Auto Quantization in Physical Simulations (SIGGRAPH 2022)

In this paper, we propose a novel workflow that allows users to seamlessly tune their simulations for a smaller memory footprint, which is especially valuable for scaling the simulation to a higher resolution. Due to precise estimation of the round-off errors, we achieve much higher efficiency than Random Search in determining the quantization schemes.

Full paper on https://dl.acm.org/doi/abs/10.1145/3528223.3530154.
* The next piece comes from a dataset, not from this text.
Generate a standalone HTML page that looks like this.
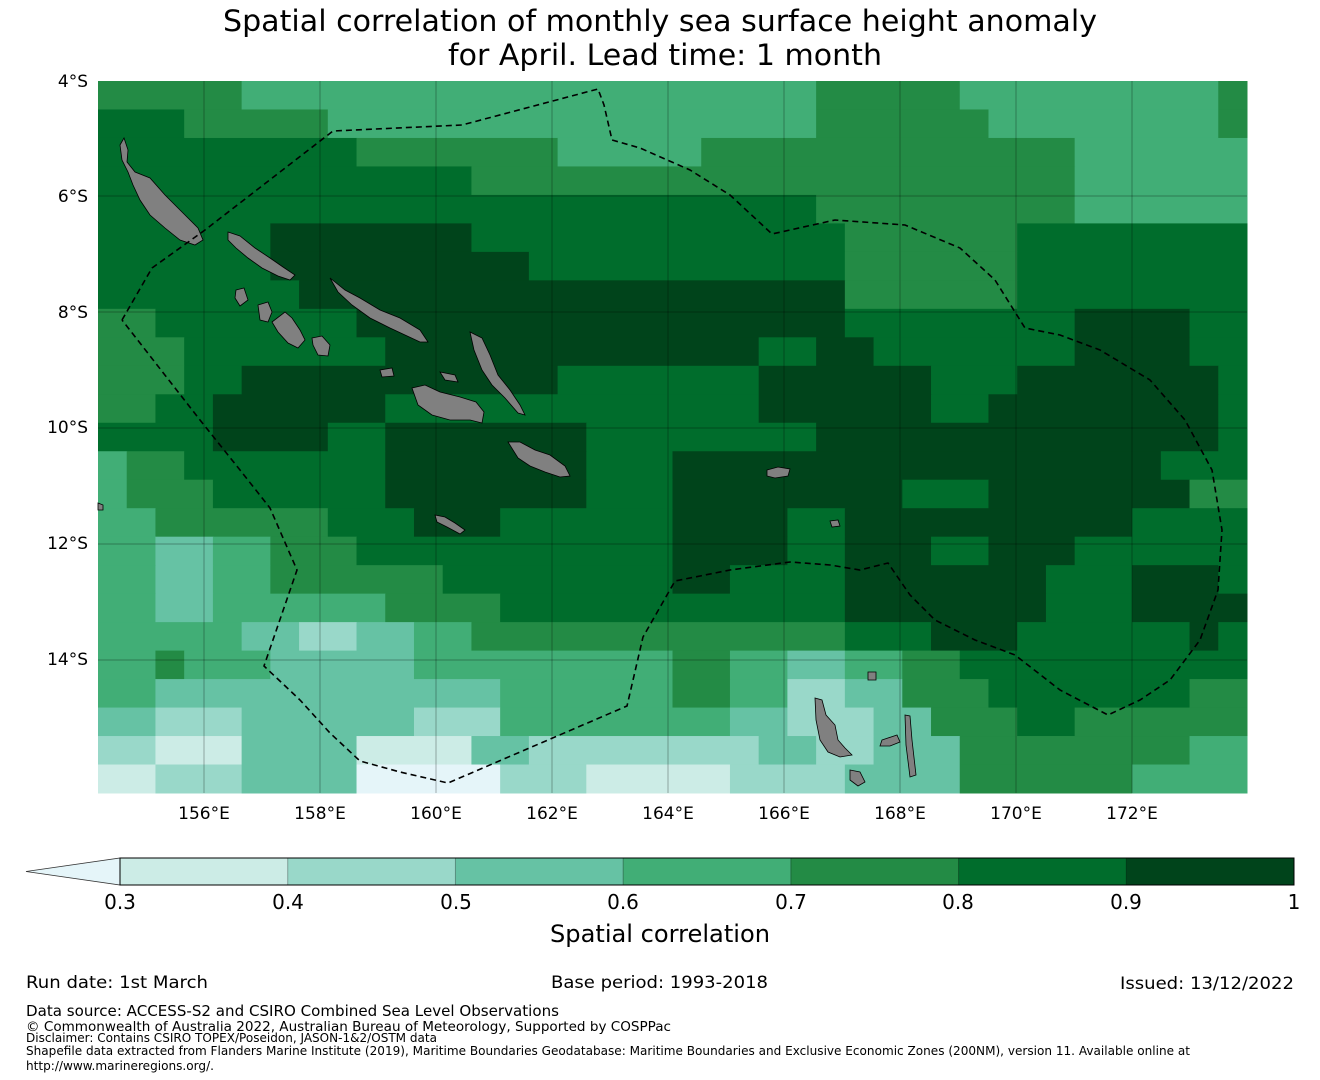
<!DOCTYPE html>
<html><head><meta charset="utf-8"><style>
html,body{margin:0;padding:0;background:#fff;}
svg{display:block;font-family:"DejaVu Sans","Liberation Sans",sans-serif;}
</style></head><body>
<svg id="s" width="1320" height="1080" xmlns="http://www.w3.org/2000/svg">
<text x="660" y="31" font-size="29" text-anchor="middle" textLength="874" lengthAdjust="spacingAndGlyphs">Spatial correlation of monthly sea surface height anomaly</text>
<text x="665" y="65" font-size="29" text-anchor="middle" textLength="434" lengthAdjust="spacingAndGlyphs">for April. Lead time: 1 month</text>
<g id="cells"></g>
<g id="grid" stroke="#000" stroke-opacity="0.3" stroke-width="1"></g>
<g fill="#808080" stroke="#000" stroke-width="0.8">
<polygon points="120,145 124,138 128,150 127,162 135,172 150,178 165,195 185,215 198,228 203,240 195,245 180,240 165,228 150,215 140,200 133,185 128,172 122,160"/>
<polygon points="228,232 240,236 255,248 270,258 283,267 295,275 290,280 278,276 262,268 248,258 236,248 228,240"/>
<polygon points="330,278 345,290 360,298 380,310 400,318 420,330 428,342 420,342 405,335 390,328 370,318 352,305 338,292"/>
<polygon points="470,332 482,338 490,355 498,375 510,390 520,405 525,415 518,413 505,398 492,385 482,370 474,350"/>
<polygon points="412,388 425,385 440,392 460,397 476,402 484,412 482,423 470,420 450,420 432,415 418,405"/>
<polygon points="508,442 520,442 535,450 550,455 565,466 570,476 560,477 545,472 530,466 518,458"/>
<polygon points="258,305 268,302 272,312 268,322 260,320"/>
<polygon points="272,322 285,312 292,318 300,330 305,340 298,348 288,343 278,332"/>
<polygon points="312,338 322,336 330,345 328,356 318,355 313,345"/>
<polygon points="236,290 244,288 248,300 240,306 235,298"/>
<polygon points="815,698 822,700 826,715 835,725 838,740 845,748 852,755 840,757 828,752 820,740 816,720"/>
<polygon points="905,715 910,716 912,740 916,775 910,777 906,745"/>
<polygon points="882,740 897,735 900,742 890,746 880,746"/>
<polygon points="850,770 860,772 865,782 858,786 850,780"/>
<polygon points="767,470 778,467 790,469 788,476 775,478 767,476"/>
<polygon points="435,515 445,517 455,523 465,530 460,534 447,527 437,522"/>
<polygon points="868,672 876,672 876,680 868,680"/>
<polygon points="830,521 838,520 840,526 832,527"/>
<polygon points="98,503 103,505 103,510 98,510"/>
<polygon points="380,370 392,368 394,376 382,377"/>
<polygon points="440,372 455,375 458,382 445,380"/>
</g>
<polyline fill="none" stroke="#000" stroke-width="1.6" stroke-dasharray="6,4" points="122,320 152,268 205,230 333,131 462,125 598,89 604,105 612,140 640,148 690,170 730,195 772,234 835,220 905,225 960,248 995,280 1025,328 1060,335 1100,350 1150,380 1185,420 1212,470 1222,530 1218,590 1200,640 1170,680 1140,700 1108,715 1060,690 1015,655 975,640 935,620 910,595 888,563 860,570 830,565 790,562 730,570 675,581 643,637 627,706 448,783 400,772 360,761 330,733 300,700 264,666 297,570 270,508 240,470 200,420 122,320"/>
<g font-size="17" fill="#000">
<text x="88" y="87" text-anchor="end">4°S</text>
<text x="88" y="202" text-anchor="end">6°S</text>
<text x="88" y="318" text-anchor="end">8°S</text>
<text x="88" y="433" text-anchor="end">10°S</text>
<text x="88" y="549" text-anchor="end">12°S</text>
<text x="88" y="665" text-anchor="end">14°S</text>
<text x="204" y="819" text-anchor="middle">156°E</text>
<text x="320" y="819" text-anchor="middle">158°E</text>
<text x="436" y="819" text-anchor="middle">160°E</text>
<text x="552" y="819" text-anchor="middle">162°E</text>
<text x="668" y="819" text-anchor="middle">164°E</text>
<text x="784" y="819" text-anchor="middle">166°E</text>
<text x="900" y="819" text-anchor="middle">168°E</text>
<text x="1016" y="819" text-anchor="middle">170°E</text>
<text x="1132" y="819" text-anchor="middle">172°E</text>
</g>
<g id="cb" stroke="none"></g>
<polygon points="26,871.5 120,858 120,885" fill="#e5f5f9" stroke="#333" stroke-width="0.8"/>
<rect x="120" y="858" width="1174" height="27" fill="none" stroke="#000" stroke-width="1"/>
<g font-size="20" text-anchor="middle">
<text x="120" y="909">0.3</text><text x="288" y="909">0.4</text><text x="456" y="909">0.5</text><text x="623" y="909">0.6</text><text x="791" y="909">0.7</text><text x="958" y="909">0.8</text><text x="1126" y="909">0.9</text><text x="1294" y="909">1</text>
</g>
<text x="660" y="942" font-size="24" text-anchor="middle" textLength="220" lengthAdjust="spacingAndGlyphs">Spatial correlation</text>
<g font-size="17">
<text x="26" y="988" textLength="182" lengthAdjust="spacingAndGlyphs">Run date: 1st March</text>
<text x="551" y="988" textLength="217" lengthAdjust="spacingAndGlyphs">Base period: 1993-2018</text>
<text x="1294" y="989" text-anchor="end" textLength="174" lengthAdjust="spacingAndGlyphs">Issued: 13/12/2022</text>
<text x="26" y="1016" font-size="15" textLength="533" lengthAdjust="spacingAndGlyphs">Data source: ACCESS-S2 and CSIRO Combined Sea Level Observations</text>
<text x="26" y="1031" font-size="13" textLength="645" lengthAdjust="spacingAndGlyphs">© Commonwealth of Australia 2022, Australian Bureau of Meteorology, Supported by COSPPac</text>
<text x="26" y="1042" font-size="12" textLength="411" lengthAdjust="spacingAndGlyphs">Disclaimer: Contains CSIRO TOPEX/Poseidon, JASON-1&amp;2/OSTM data</text>
<text x="26" y="1055" font-size="12" textLength="1164" lengthAdjust="spacingAndGlyphs">Shapefile data extracted from Flanders Marine Institute (2019), Maritime Boundaries Geodatabase: Maritime Boundaries and Exclusive Economic Zones (200NM), version 11. Available online at</text>
<text x="26" y="1070" font-size="12" textLength="188" lengthAdjust="spacingAndGlyphs">http://www.marineregions.org/.</text>
</g>
</svg>
<script>
var C=["#e5f5f9","#ccece6","#99d8c9","#66c2a4","#41ae76","#238b45","#006d2c","#00441b"];
var R=[
[[0,4,5],[5,24,4],[25,29,5],[30,38,4],[39,39,5]],
[[0,2,6],[3,7,5],[8,24,4],[25,30,5],[31,38,4],[39,39,5]],
[[0,8,6],[9,15,5],[16,20,4],[21,33,5],[34,39,4]],
[[0,12,6],[13,33,5],[34,39,4]],
[[0,24,6],[25,33,5],[34,39,4]],
[[0,5,6],[6,12,7],[13,25,6],[26,31,5],[32,39,6]],
[[0,5,6],[6,14,7],[15,25,6],[26,31,5],[32,39,6]],
[[0,6,6],[7,25,7],[26,31,5],[32,39,6]],
[[0,1,5],[2,3,6],[4,8,6],[9,25,7],[26,33,6],[34,37,7],[38,39,6]],
[[0,2,5],[3,9,6],[10,22,7],[23,24,6],[25,26,7],[27,33,6],[34,37,7],[38,39,6]],
[[0,2,5],[3,4,6],[5,15,7],[16,22,6],[23,28,7],[29,31,6],[32,38,7],[39,39,6]],
[[0,1,5],[2,3,6],[4,9,7],[10,22,6],[23,28,7],[29,30,6],[31,38,7],[39,39,6]],
[[0,3,6],[4,7,7],[8,9,6],[10,16,7],[17,24,6],[25,38,7],[39,39,6]],
[[0,0,4],[1,2,5],[3,9,6],[10,16,7],[17,19,6],[20,36,7],[37,39,6]],
[[0,0,4],[1,3,5],[4,9,6],[10,16,7],[17,19,6],[20,27,7],[28,30,6],[31,37,7],[38,39,5]],
[[0,1,4],[2,7,5],[8,10,6],[11,13,7],[14,19,6],[20,23,7],[24,25,6],[26,35,7],[36,39,6]],
[[0,1,4],[2,3,3],[4,5,4],[6,8,5],[9,19,6],[20,23,7],[24,25,6],[26,28,7],[29,30,6],[31,33,7],[34,39,6]],
[[0,1,4],[2,3,3],[4,5,4],[6,11,5],[12,19,6],[20,21,7],[22,25,6],[26,32,7],[33,35,6],[36,38,7],[39,39,6]],
[[0,1,4],[2,3,3],[4,9,4],[10,13,5],[14,25,6],[26,32,7],[33,35,6],[36,39,7]],
[[0,4,4],[5,6,3],[7,8,2],[9,10,3],[11,12,4],[13,25,5],[26,28,6],[29,31,7],[32,37,6],[38,38,7],[39,39,6]],
[[0,1,4],[2,2,5],[3,5,4],[6,10,3],[11,19,4],[20,21,5],[22,23,4],[24,25,3],[26,27,4],[28,29,5],[30,39,6]],
[[0,1,4],[2,13,3],[14,19,4],[20,21,5],[22,23,4],[24,25,2],[26,27,3],[28,30,5],[31,37,6],[38,39,5]],
[[0,1,3],[2,4,2],[5,10,3],[11,13,2],[14,21,4],[22,23,3],[24,26,2],[27,28,3],[29,31,5],[32,33,6],[34,39,5]],
[[0,1,2],[2,4,1],[5,8,3],[9,12,1],[13,14,3],[15,22,2],[23,24,3],[25,26,2],[27,29,3],[30,37,5],[38,39,4]],
[[0,1,1],[2,4,2],[5,8,3],[9,13,0],[14,16,2],[17,21,1],[22,25,2],[26,29,3],[30,35,5],[36,39,4]]];
var ns="http://www.w3.org/2000/svg",g=document.getElementById("cells");
var cw=1149/40,ch=712/25;
R.forEach(function(row,r){row.forEach(function(s){var e=document.createElementNS(ns,"rect");
e.setAttribute("x",98+s[0]*cw);e.setAttribute("y",81+r*ch);e.setAttribute("width",(s[1]-s[0]+1)*cw+0.5);e.setAttribute("height",ch+0.5);e.setAttribute("fill",C[s[2]]);g.appendChild(e);});});
var gr=document.getElementById("grid");
[204,320,436,552,668,784,900,1016,1132].forEach(function(x){var l=document.createElementNS(ns,"line");l.setAttribute("x1",x);l.setAttribute("x2",x);l.setAttribute("y1",81);l.setAttribute("y2",793);gr.appendChild(l);});
[196,312,428,544,660].forEach(function(y){var l=document.createElementNS(ns,"line");l.setAttribute("y1",y);l.setAttribute("y2",y);l.setAttribute("x1",98);l.setAttribute("x2",1247);gr.appendChild(l);});
var cb=document.getElementById("cb");
for(var i=0;i<7;i++){var e=document.createElementNS(ns,"rect");e.setAttribute("x",120+i*1174/7);e.setAttribute("y",858);e.setAttribute("width",1174/7+0.5);e.setAttribute("height",27);e.setAttribute("fill",C[i+1]);cb.appendChild(e);
if(i>0){var l=document.createElementNS(ns,"line");l.setAttribute("x1",120+i*1174/7);l.setAttribute("x2",120+i*1174/7);l.setAttribute("y1",858);l.setAttribute("y2",885);l.setAttribute("stroke","#000");l.setAttribute("stroke-opacity","0.3");cb.appendChild(l);}}
</script>
</body></html>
This version is for preview only. Usage without permission or proper reference is not allowed. **
@article{
author = {Liu, Jiafeng^ and Shi, Haoyang^ and Xu, Weiwei and Yang, Yin and Ma, Chongyang},
title = {Auto Quantization in Physical Simulations},
year = {2021},
month = dec,
keywords = {quantization, physical simulation, domain-specific language, compiler}
author+an = {1=highlight; 2=highlight}
}

Slides

Introduction

Previously, QuanTaichi ^[hu2021quantaichi] implemented a compiler-supported “quantized” type system, providing user control over representations of physical variables in memory to achieve a higher information density.

Undoubtedly, the quantized type is a desirable invention for large-scale simulations with high resolutions. For the simulations on a single GPU, the introduction of lower-precision(“quantized”) types breaks the hard limit on the simulated particle count posed by the amount of available device-side memory by as much as 1.7 times. On the other hand, multiple-GPU simulations are benefited both on scale and speed, as the quantized types save a similar proportion on the bandwidth consumption.

Reportedly, researchers are beginning to tap into the potential of quantizing in the field of artificial intelligence, where exhilarating results manifest that a quantized 8-bit neural network is x-times faster than its floating-point counterpart in training, yet still achieving the same level of accuracy ^[gholami2021survey].

However, we are not safe to assume the quantization as a ‘harmless’ gift until we find the answer to a series of questions on the influence of quantization on the simulated process. How much further can we compress the variables before the quality loss become intolerable, and how many bits of information are essential to encode the whole process?
With the current quantaichi implementation, users have to tackle these core issues themselves, most likely by trial-and-error and completely void of systematic assistance.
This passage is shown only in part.